Dans la cité malade, il n’est pour l’âme qu’un Sauveur, c’est Jésus-Christ, Fils du Père dans l’Esprit.

 

  Tous ces sauveurs si pressants feraient bien de se souvenir que derrière chacune de leurs initiatives, le vieux serpent les a toujours attendus pour les mordre plus profondément encore, au cœur de leurs illusions et de leurs utopies. Le vieux serpent qui ne songe qu’à perdre, jamais sauver.

  Perdre son âme, c’est égarer dans le commerce avec le monde l’usage de ses trois principales facultés qui sont, comme le rappelle sainte Catherine de Sienne dans cette magnifique oraison, la mémoire, l’intelligence, la volonté :

 

Dans ce jardin intérieur,

était enfermé l’homme, ô Père éternel.

Tu l’as extrait de ta pensée

comme une fleur à trois rameaux,

qui sont les trois facultés de l’âme :

mémoire, intelligence et volonté1.

 

  Notre mémoire, en tant que faculté vivante de notre âme, sert à entretenir, par la prière et l’oraison, la Memoria Dei au plus profond de notre être. L’intelligence nous a été donnée pour comprendre la nature trinitaire de Dieu, par l’étude, la lecture et la méditation, afin d’échapper à toute forme de propagande ou de divertissement venus du dehors. Notre volonté nous engage à désirer louer et servir Dieu, à recevoir ses sacrements, à espérer le Ciel plutôt que d’attendre le bonheur de la terre, à prier pour la persévérance finale, pour soi et pour les siens…

 

  Si nous comprenons que nous sommes sur Terre pour sauver notre âme, alors ne souillons pas notre mémoire, notre intelligence et notre volonté. Remplissons notre devoir d’état tout en les gardant sauves de tout commerce adultère avec cette société. Comprenons que sauver son âme revient tout simplement à ne pas la perdre, c’est à dire détourner notre consentement intérieur de tous les experts en damnation dont l’unique préoccupation est d’égarer notre mémoire, de corrompre notre intelligence et d’anesthésier notre volonté.

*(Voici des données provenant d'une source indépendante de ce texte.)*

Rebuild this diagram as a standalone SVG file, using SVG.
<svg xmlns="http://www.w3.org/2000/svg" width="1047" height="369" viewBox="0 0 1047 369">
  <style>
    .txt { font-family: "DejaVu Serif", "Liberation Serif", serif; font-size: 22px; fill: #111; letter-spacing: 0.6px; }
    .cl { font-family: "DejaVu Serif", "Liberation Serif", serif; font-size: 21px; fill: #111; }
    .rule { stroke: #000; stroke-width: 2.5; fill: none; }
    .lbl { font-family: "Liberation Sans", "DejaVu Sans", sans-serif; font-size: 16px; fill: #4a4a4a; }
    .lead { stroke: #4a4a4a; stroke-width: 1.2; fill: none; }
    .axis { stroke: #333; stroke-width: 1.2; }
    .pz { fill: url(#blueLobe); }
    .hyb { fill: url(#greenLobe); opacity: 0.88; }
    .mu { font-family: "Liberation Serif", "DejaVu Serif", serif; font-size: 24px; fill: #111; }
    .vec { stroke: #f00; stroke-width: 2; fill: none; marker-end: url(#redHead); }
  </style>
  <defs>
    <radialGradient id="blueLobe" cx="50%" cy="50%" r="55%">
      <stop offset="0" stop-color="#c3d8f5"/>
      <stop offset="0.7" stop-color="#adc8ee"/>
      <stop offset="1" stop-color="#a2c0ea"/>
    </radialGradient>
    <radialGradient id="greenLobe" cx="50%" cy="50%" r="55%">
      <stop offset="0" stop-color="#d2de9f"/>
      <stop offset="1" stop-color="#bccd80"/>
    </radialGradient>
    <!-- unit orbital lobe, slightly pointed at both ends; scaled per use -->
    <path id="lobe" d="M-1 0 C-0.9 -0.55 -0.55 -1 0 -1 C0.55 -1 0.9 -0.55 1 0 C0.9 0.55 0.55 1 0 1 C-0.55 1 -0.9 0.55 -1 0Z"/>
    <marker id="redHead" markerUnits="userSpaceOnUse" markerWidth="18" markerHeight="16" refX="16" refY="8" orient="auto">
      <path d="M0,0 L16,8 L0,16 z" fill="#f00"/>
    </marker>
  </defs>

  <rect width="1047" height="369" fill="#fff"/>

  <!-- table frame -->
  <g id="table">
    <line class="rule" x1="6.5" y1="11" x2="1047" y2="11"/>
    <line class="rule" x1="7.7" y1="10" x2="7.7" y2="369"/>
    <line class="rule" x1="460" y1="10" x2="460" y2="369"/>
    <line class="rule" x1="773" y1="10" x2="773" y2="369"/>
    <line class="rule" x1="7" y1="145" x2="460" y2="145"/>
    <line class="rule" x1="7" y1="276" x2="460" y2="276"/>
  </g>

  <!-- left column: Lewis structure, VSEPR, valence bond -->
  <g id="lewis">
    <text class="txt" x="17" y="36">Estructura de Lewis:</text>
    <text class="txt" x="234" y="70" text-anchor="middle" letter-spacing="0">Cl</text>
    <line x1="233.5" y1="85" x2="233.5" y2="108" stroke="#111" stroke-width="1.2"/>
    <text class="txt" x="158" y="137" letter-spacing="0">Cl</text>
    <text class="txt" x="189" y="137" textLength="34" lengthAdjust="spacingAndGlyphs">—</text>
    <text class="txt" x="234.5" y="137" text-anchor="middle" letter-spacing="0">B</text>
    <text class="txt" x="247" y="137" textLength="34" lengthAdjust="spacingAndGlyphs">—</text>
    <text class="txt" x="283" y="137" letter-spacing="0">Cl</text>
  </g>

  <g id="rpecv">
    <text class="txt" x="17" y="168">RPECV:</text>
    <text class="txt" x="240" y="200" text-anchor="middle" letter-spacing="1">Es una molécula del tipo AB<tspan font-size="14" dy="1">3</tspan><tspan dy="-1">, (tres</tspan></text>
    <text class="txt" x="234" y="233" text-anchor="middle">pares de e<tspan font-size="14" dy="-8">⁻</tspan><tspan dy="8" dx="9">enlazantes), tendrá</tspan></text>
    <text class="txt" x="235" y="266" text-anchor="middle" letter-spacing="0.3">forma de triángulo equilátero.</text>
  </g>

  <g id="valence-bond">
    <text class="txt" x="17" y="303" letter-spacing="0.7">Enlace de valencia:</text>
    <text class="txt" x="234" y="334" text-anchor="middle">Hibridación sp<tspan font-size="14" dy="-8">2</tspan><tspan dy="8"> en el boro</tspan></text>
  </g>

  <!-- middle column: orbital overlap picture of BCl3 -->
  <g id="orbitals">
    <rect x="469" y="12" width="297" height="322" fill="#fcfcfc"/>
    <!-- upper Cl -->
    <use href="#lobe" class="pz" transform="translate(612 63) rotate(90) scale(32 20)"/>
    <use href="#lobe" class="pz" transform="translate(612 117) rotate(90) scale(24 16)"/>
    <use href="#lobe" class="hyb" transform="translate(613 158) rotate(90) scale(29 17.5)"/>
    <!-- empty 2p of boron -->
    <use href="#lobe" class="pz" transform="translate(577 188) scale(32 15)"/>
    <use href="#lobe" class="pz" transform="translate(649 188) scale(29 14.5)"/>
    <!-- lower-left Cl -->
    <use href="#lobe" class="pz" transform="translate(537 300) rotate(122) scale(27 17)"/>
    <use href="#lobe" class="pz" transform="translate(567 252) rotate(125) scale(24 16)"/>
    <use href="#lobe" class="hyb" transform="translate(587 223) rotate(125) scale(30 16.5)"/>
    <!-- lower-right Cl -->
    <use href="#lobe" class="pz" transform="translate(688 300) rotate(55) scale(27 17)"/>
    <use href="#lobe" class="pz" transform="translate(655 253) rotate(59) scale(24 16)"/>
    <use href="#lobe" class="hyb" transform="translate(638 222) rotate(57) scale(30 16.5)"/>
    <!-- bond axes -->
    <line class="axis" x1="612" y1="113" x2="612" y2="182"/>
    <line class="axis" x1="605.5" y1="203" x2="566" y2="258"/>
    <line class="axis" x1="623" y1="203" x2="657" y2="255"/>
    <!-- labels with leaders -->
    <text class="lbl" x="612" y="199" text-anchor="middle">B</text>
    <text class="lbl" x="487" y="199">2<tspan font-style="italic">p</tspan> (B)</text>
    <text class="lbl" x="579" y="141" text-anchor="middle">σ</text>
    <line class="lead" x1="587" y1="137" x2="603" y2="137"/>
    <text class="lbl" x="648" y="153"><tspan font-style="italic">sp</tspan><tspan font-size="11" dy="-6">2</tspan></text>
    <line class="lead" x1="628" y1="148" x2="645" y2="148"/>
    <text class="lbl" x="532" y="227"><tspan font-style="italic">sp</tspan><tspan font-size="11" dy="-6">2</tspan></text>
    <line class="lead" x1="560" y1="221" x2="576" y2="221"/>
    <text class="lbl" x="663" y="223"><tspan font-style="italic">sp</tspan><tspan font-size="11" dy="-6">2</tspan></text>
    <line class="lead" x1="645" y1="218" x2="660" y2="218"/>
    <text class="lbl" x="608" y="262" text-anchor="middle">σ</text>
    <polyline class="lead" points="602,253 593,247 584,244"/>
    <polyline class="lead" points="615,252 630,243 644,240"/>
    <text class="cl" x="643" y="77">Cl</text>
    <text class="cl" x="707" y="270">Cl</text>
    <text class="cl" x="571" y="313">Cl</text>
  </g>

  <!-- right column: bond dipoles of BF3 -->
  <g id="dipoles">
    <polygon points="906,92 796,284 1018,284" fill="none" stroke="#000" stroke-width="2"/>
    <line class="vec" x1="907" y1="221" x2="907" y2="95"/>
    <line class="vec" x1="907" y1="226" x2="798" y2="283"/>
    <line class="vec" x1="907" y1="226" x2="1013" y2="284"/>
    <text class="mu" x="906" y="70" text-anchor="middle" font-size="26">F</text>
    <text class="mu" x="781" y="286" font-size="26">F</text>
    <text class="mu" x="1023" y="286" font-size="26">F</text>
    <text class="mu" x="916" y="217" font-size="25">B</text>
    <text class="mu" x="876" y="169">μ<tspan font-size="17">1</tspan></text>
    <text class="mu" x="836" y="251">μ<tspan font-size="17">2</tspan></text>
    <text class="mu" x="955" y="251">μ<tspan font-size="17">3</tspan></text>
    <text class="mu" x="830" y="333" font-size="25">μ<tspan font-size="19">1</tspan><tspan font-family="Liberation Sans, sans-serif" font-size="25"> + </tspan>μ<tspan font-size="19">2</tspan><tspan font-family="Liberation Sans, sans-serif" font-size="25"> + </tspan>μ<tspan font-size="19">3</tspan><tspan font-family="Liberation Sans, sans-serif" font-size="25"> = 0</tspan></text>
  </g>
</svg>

C’est un combat avant tout intérieur, quotidien, qui engage toute notre âme, et dont Jésus-Christ, notre Seul Seigneur et notre unique gouvernement, nous assure qu’il est déjà gagné dès lors que nous plaçons en Lui notre espérance et laissons agir sa Charité. C’est un combat extérieur, ensuite, qui nous oblige à affiner chaque jour notre discernement pour démêler le vrai du faux dans l’information dont la société nous abreuve jusqu’à la nausée. Alors seulement peut commencer un combat politique vraiment éclairé, parmi la multitude des débats, des leçons, des plaintes, des mensonges répandus par le monde, sur les pages de ses magazines, ses affiches, ses écrans…

 

  Car la seule nouvelle qui pèse est celle de Jésus-Christ-Rédempteur, la seule vraiment nourrissante dont il vaille la peine de distinguer la présence, afin d’ajuster au mieux à elle-seule nos comportements parmi nos semblables, nos prochains. La Parole faite chair, et non l’information.